Cela tient à la manière de traiter les évènements et de jouer avec le temps. Lorsqu’un événement est filmé par un réalisateur, cela devient forcément de la fiction. La réalité c’est juste une idée, un fantasme que les gens ont quand ils regardent une œuvre de fiction. N’importe quel film de genre est une illusion, une création, et tout ce qu’elle me racontait ressemblait déjà beaucoup à du cinéma. Les événements et la manière dont ils se sont déroulés, tout était très mécanique et précis au point que je n’ai même presque rien eu à adapter pour le scénario. Ça aurait pu être le scénario d’une fiction.
Ce que vous vouliez, c’est que le public se mette à sa place.
Je trouvais important que le public soit en empathie avec elle. À mes yeux, elle symbolisait la jeunesse d’aujourd’hui, indépendamment de ses origines ou de sa condition sociale. C’était intéressant de montrer une personne un peu perdue, en proie à l’inquiétude et à l’insécurité, et qui se retrouve brusquement plongée au cœur d’une situation qui demande de prendre de vraies décisions, d’agir avec réflexion et maturité. C’est pourquoi l’expérience de cette jeune fille a autant de valeur que n’importe quelle autre. Ce qui compte ce n’est pas le contexte qui pourrait la rendre plus ou moins intéressante, ce qui compte c’est bel et bien l’expérience elle-même. Ce qui s’est passé dans cette ville cette nuit-là est arrivé à plein d’autres gens, et ce que je voulais, c’était montrer le caractère universel de son expérience. J’ai vraiment eu de la chance de tomber sur trois acteurs qui ont parfaitement compris le but du film : il ne s’agissait pas d’une prise de position politique, ni d’une reconstitution de l’attaque, il s’agissait tout simplement de raconter l’expérience de cette jeune fille et j’étais certain que Stacy Martin serait parfaite pour ce rôle.
Comment s’est passé le tournage à Bombay ?
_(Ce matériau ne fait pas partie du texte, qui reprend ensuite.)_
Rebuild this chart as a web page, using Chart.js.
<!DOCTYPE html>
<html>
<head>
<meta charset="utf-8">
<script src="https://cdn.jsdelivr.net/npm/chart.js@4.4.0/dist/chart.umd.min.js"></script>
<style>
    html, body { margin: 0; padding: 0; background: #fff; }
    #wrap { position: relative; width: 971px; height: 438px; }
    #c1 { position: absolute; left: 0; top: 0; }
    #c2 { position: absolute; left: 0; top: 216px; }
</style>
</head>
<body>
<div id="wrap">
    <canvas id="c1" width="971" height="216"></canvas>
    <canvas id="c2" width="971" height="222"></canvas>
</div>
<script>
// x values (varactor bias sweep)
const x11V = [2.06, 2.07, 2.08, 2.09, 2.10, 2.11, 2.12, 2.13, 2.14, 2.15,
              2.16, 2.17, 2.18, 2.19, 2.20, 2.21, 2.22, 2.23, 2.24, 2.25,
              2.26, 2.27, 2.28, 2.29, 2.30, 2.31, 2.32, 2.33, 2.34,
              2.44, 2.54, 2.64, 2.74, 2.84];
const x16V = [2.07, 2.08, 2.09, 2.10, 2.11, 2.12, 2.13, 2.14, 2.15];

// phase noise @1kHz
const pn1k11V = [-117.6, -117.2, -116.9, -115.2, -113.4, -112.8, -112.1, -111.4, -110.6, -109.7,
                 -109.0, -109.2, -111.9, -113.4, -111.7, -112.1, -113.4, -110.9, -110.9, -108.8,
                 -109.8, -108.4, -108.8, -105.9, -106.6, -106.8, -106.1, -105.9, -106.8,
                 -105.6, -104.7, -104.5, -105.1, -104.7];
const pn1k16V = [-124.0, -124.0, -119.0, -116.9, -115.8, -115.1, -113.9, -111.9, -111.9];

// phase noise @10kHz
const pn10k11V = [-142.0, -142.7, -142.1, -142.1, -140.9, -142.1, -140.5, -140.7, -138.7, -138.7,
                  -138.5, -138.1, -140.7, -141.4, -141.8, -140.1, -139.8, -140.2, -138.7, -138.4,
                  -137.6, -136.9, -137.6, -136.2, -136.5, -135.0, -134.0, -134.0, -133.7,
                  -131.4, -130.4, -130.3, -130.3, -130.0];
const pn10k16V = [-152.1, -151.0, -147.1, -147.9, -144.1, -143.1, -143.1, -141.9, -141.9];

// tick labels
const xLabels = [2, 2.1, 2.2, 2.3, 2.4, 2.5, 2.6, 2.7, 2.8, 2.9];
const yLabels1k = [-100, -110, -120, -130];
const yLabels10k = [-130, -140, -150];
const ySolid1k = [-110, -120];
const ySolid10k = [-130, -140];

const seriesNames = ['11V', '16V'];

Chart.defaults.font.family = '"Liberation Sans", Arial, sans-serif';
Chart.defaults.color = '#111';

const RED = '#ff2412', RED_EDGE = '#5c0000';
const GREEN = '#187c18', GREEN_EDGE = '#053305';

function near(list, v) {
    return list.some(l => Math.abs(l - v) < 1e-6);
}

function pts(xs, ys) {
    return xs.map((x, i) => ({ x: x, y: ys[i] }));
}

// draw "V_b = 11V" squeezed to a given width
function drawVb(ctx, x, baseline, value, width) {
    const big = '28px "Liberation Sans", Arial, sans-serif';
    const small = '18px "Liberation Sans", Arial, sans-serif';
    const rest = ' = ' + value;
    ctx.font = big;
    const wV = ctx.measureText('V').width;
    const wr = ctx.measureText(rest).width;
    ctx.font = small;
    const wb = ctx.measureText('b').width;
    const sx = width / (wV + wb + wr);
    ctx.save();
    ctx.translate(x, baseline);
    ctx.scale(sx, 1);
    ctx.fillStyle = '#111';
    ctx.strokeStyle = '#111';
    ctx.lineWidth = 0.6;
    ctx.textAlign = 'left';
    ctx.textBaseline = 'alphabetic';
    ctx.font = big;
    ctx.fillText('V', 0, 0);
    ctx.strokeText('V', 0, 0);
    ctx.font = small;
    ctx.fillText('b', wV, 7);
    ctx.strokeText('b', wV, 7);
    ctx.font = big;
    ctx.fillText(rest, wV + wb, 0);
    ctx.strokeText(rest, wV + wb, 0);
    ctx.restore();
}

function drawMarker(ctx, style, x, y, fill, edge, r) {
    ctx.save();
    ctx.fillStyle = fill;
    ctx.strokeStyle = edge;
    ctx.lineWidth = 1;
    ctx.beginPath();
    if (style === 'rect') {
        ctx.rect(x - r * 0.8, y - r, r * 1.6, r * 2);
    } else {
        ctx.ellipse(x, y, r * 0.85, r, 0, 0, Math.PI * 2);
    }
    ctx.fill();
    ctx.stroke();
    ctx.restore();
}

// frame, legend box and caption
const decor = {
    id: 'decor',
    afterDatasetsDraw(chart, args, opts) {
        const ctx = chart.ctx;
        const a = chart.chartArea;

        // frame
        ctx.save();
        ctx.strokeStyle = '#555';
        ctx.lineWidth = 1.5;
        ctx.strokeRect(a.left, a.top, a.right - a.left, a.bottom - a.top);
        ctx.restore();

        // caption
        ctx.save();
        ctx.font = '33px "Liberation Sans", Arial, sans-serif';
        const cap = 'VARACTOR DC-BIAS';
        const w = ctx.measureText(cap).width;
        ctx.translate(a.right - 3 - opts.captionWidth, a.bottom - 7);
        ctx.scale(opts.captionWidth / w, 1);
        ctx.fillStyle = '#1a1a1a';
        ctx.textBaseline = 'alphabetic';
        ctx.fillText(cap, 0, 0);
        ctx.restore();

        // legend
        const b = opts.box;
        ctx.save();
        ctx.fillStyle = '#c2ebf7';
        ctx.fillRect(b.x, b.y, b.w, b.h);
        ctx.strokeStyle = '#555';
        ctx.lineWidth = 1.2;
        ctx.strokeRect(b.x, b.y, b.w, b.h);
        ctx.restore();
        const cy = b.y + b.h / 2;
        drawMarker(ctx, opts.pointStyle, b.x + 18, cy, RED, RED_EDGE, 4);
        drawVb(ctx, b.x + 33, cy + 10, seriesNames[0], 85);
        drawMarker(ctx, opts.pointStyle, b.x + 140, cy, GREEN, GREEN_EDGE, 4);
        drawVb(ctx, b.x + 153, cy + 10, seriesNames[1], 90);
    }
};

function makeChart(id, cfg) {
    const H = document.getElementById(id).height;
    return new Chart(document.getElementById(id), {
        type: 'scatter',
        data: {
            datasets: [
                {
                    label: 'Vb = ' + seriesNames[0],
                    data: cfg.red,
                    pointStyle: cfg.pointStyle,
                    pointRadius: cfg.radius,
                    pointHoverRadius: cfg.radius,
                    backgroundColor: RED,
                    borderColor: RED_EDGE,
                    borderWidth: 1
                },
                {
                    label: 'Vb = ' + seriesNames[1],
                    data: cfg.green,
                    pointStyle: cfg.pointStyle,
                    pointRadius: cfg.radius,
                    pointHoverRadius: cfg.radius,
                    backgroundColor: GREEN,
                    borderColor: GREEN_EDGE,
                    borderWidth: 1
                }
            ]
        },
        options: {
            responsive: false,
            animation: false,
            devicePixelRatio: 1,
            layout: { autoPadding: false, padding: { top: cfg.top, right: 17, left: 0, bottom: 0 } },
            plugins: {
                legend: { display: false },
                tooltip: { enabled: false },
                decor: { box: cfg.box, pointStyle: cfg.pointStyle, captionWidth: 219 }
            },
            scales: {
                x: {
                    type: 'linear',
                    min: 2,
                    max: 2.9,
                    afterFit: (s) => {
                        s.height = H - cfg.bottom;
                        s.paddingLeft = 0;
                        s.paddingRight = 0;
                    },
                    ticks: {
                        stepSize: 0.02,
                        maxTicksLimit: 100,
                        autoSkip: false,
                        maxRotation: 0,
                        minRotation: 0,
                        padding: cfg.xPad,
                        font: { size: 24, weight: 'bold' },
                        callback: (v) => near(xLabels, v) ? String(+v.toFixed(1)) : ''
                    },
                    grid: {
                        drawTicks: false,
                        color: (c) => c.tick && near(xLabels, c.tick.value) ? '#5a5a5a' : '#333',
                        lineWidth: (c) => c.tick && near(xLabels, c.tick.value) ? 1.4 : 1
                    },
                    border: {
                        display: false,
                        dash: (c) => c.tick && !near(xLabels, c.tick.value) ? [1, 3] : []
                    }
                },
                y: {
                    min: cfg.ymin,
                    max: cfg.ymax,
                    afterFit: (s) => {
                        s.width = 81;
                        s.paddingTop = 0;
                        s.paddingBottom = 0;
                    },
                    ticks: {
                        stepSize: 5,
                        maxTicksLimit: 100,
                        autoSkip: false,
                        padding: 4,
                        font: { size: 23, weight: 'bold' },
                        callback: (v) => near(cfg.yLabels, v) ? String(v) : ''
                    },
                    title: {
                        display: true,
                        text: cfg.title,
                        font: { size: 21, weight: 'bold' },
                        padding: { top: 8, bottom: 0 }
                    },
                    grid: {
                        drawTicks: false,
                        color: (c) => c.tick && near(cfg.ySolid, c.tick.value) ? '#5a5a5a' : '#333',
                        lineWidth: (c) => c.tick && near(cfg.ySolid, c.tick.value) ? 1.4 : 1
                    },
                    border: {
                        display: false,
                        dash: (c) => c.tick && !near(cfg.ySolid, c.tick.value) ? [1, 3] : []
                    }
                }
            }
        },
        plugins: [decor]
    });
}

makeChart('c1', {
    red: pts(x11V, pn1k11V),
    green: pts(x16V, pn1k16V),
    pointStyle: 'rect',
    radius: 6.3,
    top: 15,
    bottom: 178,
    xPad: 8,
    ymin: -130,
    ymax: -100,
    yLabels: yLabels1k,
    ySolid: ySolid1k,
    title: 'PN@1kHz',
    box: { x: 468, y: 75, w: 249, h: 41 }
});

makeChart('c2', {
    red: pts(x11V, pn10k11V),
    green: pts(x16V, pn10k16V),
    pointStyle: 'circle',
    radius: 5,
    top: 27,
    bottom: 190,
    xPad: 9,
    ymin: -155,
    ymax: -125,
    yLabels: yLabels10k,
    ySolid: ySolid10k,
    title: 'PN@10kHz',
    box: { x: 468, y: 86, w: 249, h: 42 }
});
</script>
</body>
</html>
Ça a été le tournage le plus difficile que j’ai connu. Nous avions 35 jours pour tourner ce film et chaque journée était une nouvelle aventure. À l’étape de la préproduction, nous avons compris qu’il nous faudrait filmer la façade de l’hôtel et les extérieurs à Bombay, mais nous n’avions pas le droit de tourner à l’intérieur du Taj Mahal. Par conséquent, il nous a fallu récréer les lieux dans différents endroits, construire des décors et utiliser des images de synthèse. Au début, nous avons tourné en Inde et on sentait le danger chaque jour. Nous ne savions pas comment les gens allaient réagir au film et ça nous inquiétait. Finalement, tout s’est bien passé, malgré un tournage sous tension.
Comment avez-vous réussi à maintenir le rythme constant et serein du film dans une telle atmosphère ?
En fait, je crois que j’aime la musique encore plus que le cinéma ; c’est ce qui m’a permis de donner du rythme à ce film. Il y avait quelque chose de très musical. L’ouverture du film est comme le silence avant le concert, le moment où les différents instruments jouent doucement avant un crescendo. Je voulais que ce soit très mélodieux.